Lungwort (pulmonaria officinalis) is an evergreen perennial plant from the genus of the flowering plants in the family Boraginaceae, known as the borage or forget-me-not family. The takes its name from the Latin root Pulmoa, meaning lung, and was first used by Leonhart Fuchs (1501 – 1566), a German physician and one of the three founding fathers of botany. Lungwort is so named due to its origins in the ancient Signature Doctrine, in terms of its appearance reflecting its use as a healing herb.
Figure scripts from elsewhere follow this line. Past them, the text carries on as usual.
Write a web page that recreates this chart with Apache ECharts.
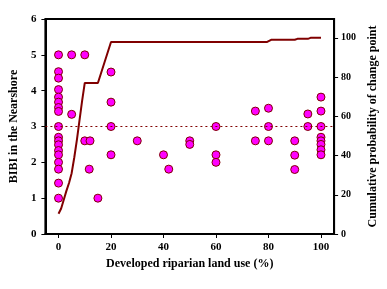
<!DOCTYPE html>
<html><head><meta charset="utf-8">
<script src="https://cdn.jsdelivr.net/npm/echarts@6/dist/echarts.min.js"></script>
<style>html,body{margin:0;padding:0;background:#fff}#c{width:387px;height:289px}</style>
</head><body><div id="c"></div>
<script>
// Observed data (developed riparian land use %, BIBI)
const landUse = [0,0,0,0,0,0,0,0,0,0,0,0,0,0,0,0,0,0,
  5,5, 10,10, 12, 11.7, 15, 20,20,20,20, 30, 40, 42, 50,50, 60,60,60,
  75,75, 80,80,80, 90,90,90, 95,95, 100,100,100,100,100,100,100,100];
const bibi = [5.0,4.53,4.35,4.03,3.82,3.68,3.53,3.42,3.0,2.70,2.60,2.49,2.33,2.21,2.0,1.81,1.42,1.0,
  5.0,3.34, 5.0,2.6, 2.6, 1.81, 1.0, 4.52,3.68,3.0,2.21, 2.6, 2.21, 1.81, 2.6,2.5, 3.0,2.21,2.0,
  3.43,2.6, 3.51,3.0,2.6, 2.6,2.2,1.8, 3.35,3.0, 3.82,3.43,3.0,2.70,2.60,2.50,2.35,2.21];
// Cumulative probability of change point
const cpX =    [0,  1,  2,  3,  4,  5,  6,  7,  8,  9, 10, 15, 20, 79.5, 81, 90, 91, 95, 96, 100];
const cpProb = [10.3,13,17.5,22,26,31,39,48,58,68,77,77,97.9,97.9,99.0,99.0,99.5,99.5,100,100];
const xTicks = [0,20,40,60,80,100];
const yTicks = [0,1,2,3,4,5,6];
const probTicks = [0,20,40,60,80,100];
const threshold = 3;

const font = '"Liberation Serif", "Times New Roman", serif';
const chart = echarts.init(document.getElementById('c'), null, {renderer:'canvas'});
chart.setOption({
  animation:false,
  backgroundColor:'#fff',
  grid:{left:29, top:19, width:309, height:215, show:true, borderColor:'#000', borderWidth:2, backgroundColor:'transparent'},
  xAxis:{
    type:'value', min:-5, max:105,
    name:'Developed riparian land use (%)', nameLocation:'middle', nameGap:22,
    nameTextStyle:{fontFamily:font, fontWeight:'bold', fontSize:12, color:'#000'},
    axisLine:{show:true, onZero:false, lineStyle:{color:'#000', width:2}},
    axisTick:{show:true, length:4, lineStyle:{color:'#000', width:1}, customValues:xTicks},
    axisLabel:{customValues:xTicks, fontFamily:font, fontWeight:'bold', fontSize:11, color:'#000', margin:8},
    splitLine:{show:false}
  },
  yAxis:[{
    type:'value', min:0, max:6, interval:1, position:'left',
    name:'BIBI in the Nearshore', nameLocation:'middle', nameGap:18, nameRotate:90,
    nameTextStyle:{fontFamily:font, fontWeight:'bold', fontSize:12, color:'#000'},
    axisLine:{show:true, onZero:false, lineStyle:{color:'#000', width:2}},
    axisTick:{show:true, length:4, lineStyle:{color:'#000', width:1}},
    axisLabel:{fontFamily:font, fontWeight:'bold', fontSize:11, color:'#000', margin:9},
    splitLine:{show:false}
  },{
    type:'value', min:0, max:109.6, position:'right',
    name:'Cumulative probability of change point', nameLocation:'middle', nameGap:25, nameRotate:90,
    nameTextStyle:{fontFamily:font, fontWeight:'bold', fontSize:12, color:'#000'},
    axisLine:{show:true, onZero:false, lineStyle:{color:'#000', width:2}},
    axisTick:{show:true, length:4, lineStyle:{color:'#000', width:1}, customValues:probTicks},
    axisLabel:{customValues:probTicks, fontFamily:font, fontWeight:'bold', fontSize:10, color:'#000', margin:7},
    splitLine:{show:false}
  }],
  series:[{
    type:'line', yAxisIndex:1, data:cpX.map((x,i)=>[x,cpProb[i]]),
    showSymbol:false, lineStyle:{color:'#800000', width:2}, z:2, silent:true
  },{
    type:'scatter', yAxisIndex:0, data:landUse.map((x,i)=>[x,bibi[i]]),
    symbol:'circle', symbolSize:8,
    itemStyle:{color:'#FF00FF', borderColor:'#800000', borderWidth:1, opacity:1},
    z:3,
    markLine:{silent:true, symbol:['none','none'], label:{show:false},
      lineStyle:{color:'#800000', type:[2,3], width:1},
      data:[{yAxis:threshold}]}
  }]
});
</script></body></html>
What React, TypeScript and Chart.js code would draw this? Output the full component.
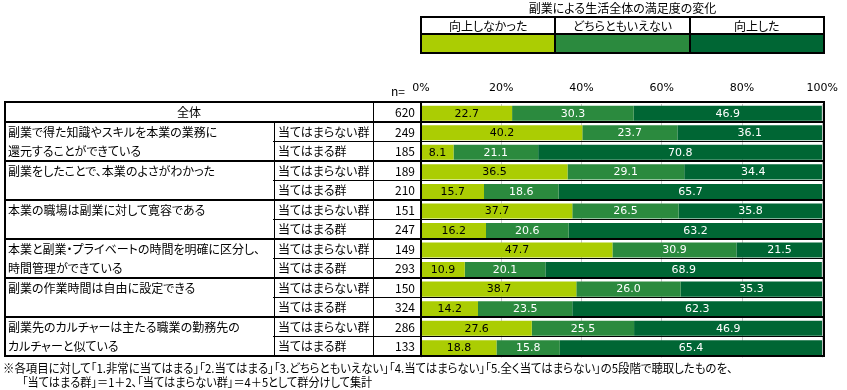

The white spots of lungwort correspond with the spots one might find on a sick lung. In Hildegard of Bingen’s time, lungwort was commonly used to help in treating minor lung conditions, such as pulmonary emphysema, bronchial coughs, and asthma.
Due to persistent seasonal exposure to cold and flu viruses, bronchitis and its accompanying mucus can result in a bloating of the lungs. In this context, Hildegard medicine would have us drink a warm cup of lungwort tea, made with a tablespoon of dried lungwort herb, combined with 8 ounces (250 ml) of boiling water, and allowed to steep for 10 minutes. This warm drink should be consumed three times per day.
Hildegard’s “lungwort wine” remedy, derived from Hildegard medicine, is used to address minor symptoms related to pulmonary edema. When distinguishing between pulmonary emphysema and pulmonary edema, the rule of thumb is that the latter often manifests with coughing and shortness of breath arising during the day as well as during the night.
To prepare lungwort wine, combine 3 tablespoons of lungwort with one liter of table wine and boil for 3 minutes. Pass the combination through a sieve and drink 1 cup, 3 times per day, preferably before meals.